Am 17.09.2012 03:27, schrieb And Rosta:


> selpa'i, On 17/09/2012 00:11:
>> Am 16.09.2012 23:47, schrieb Mike S.:
>>>> What is the phonological value of <h>, which I have been using
>>>> experimentally?
>>> Nothing but [x, h] makes any sense.
>>>
>>> Agreed, and probably only one of /x h/ should be allowed. The
>>> other alternative is that /h/ is pronounced as the breathy-voiced
>>> glottal fricative which is how I suspect most English speakers are
>>> pronouncing Lojban <'> anyway, but that's a tricky sound
>>> cross-linguistically, isn't it.

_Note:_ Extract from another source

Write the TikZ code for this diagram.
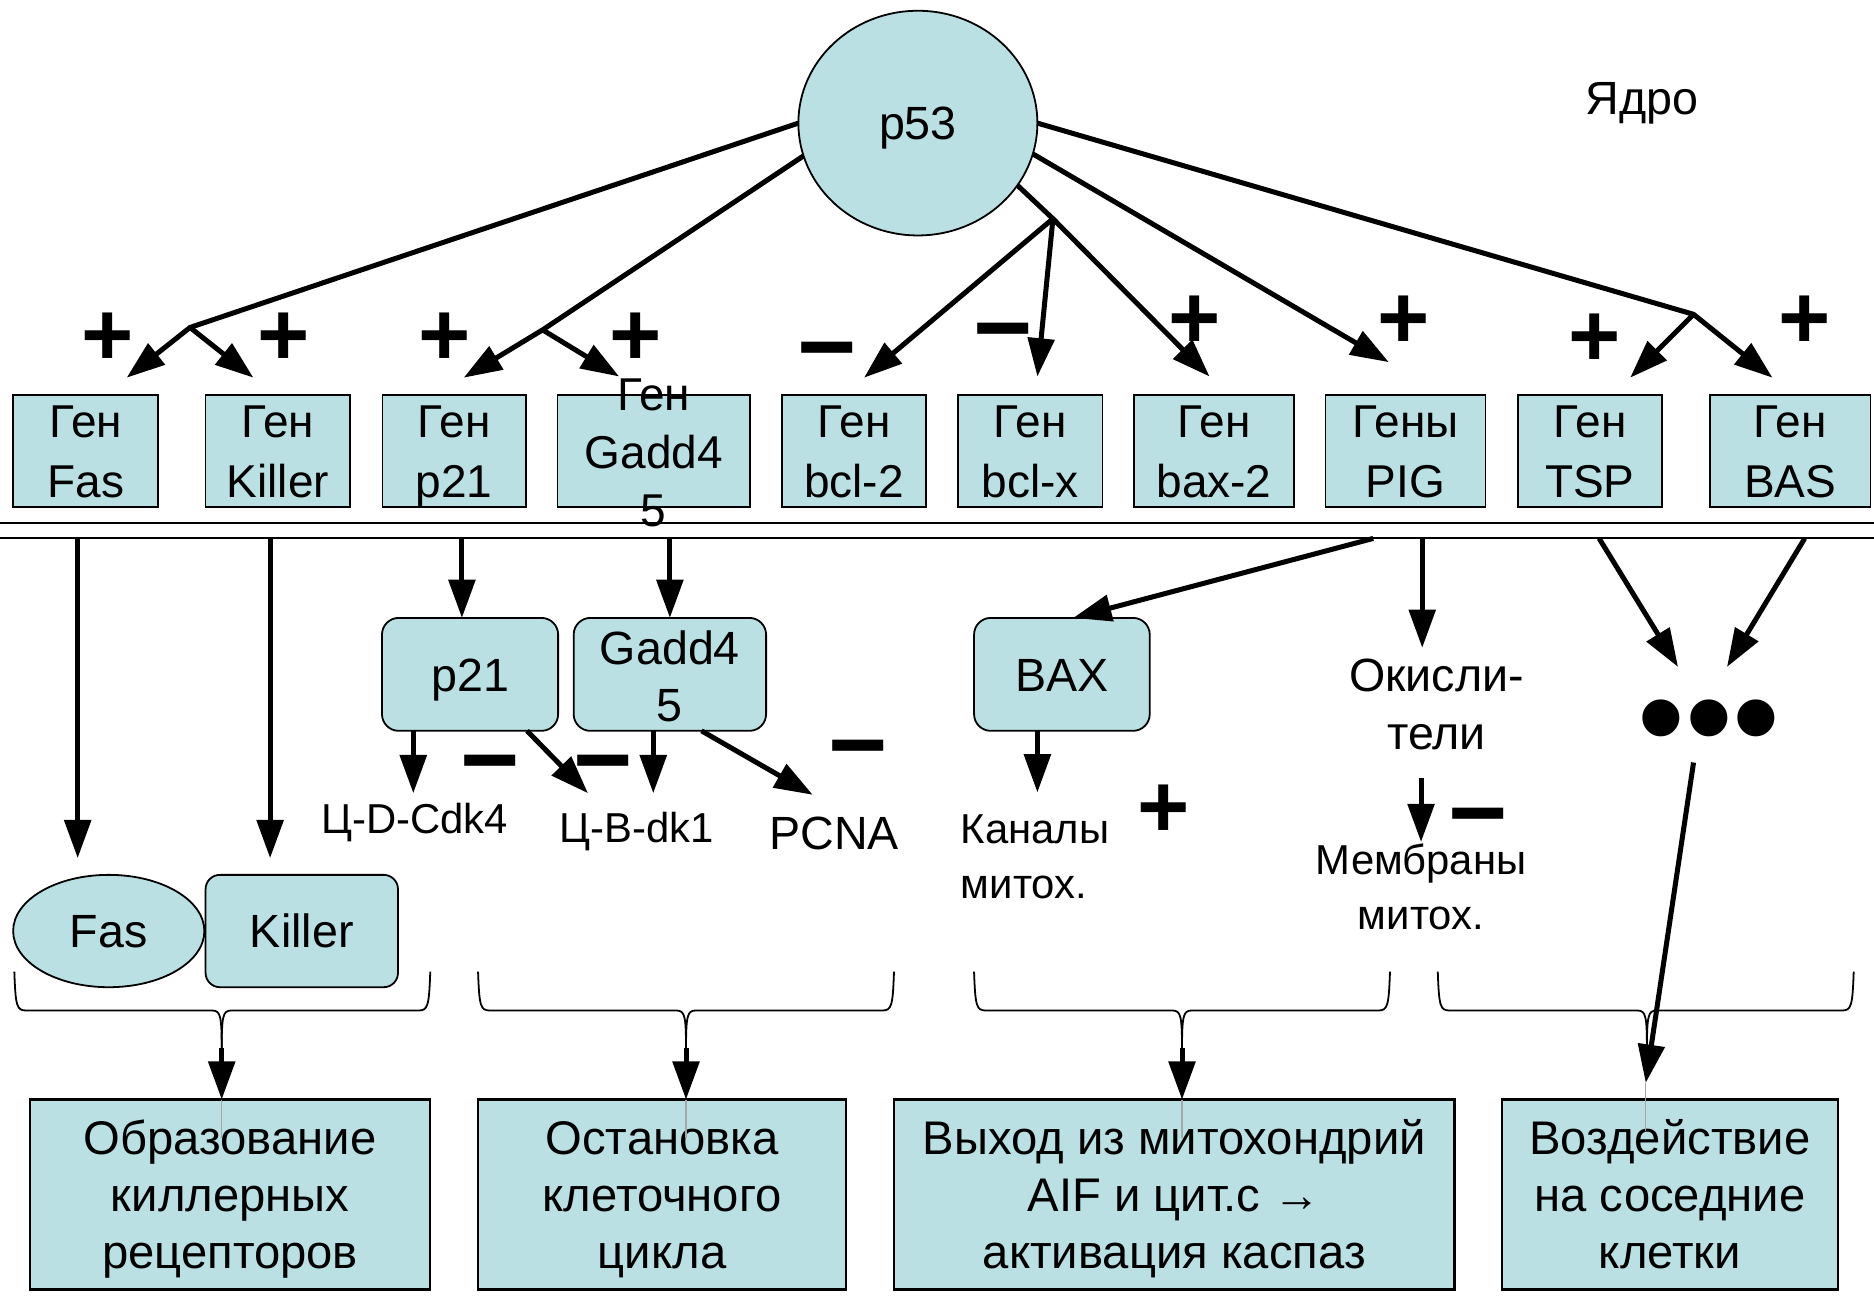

I remember some Eastern European
>>> saying on the Lojban list that he was using [G] for <'>, which I
>>> take as another indication that contrastive /h x/ is problematic.
>> Really? [x] is hard to distinguish from [h] for English speakers?
> No, e.g. /ihi/ and /ixi/ would be hard to distinguish for human beings in general.

So am I an exception? I couldn't really believe that, so I opened
Audacity and recorded [ihi] and [ixi] in random order. The difference is
like night and day to me, so I'm not sure what this is all about.

I'm not trying to send you on wild goose chases, but I would be curious of the result if you ran the same test on [uhu] and [uxu].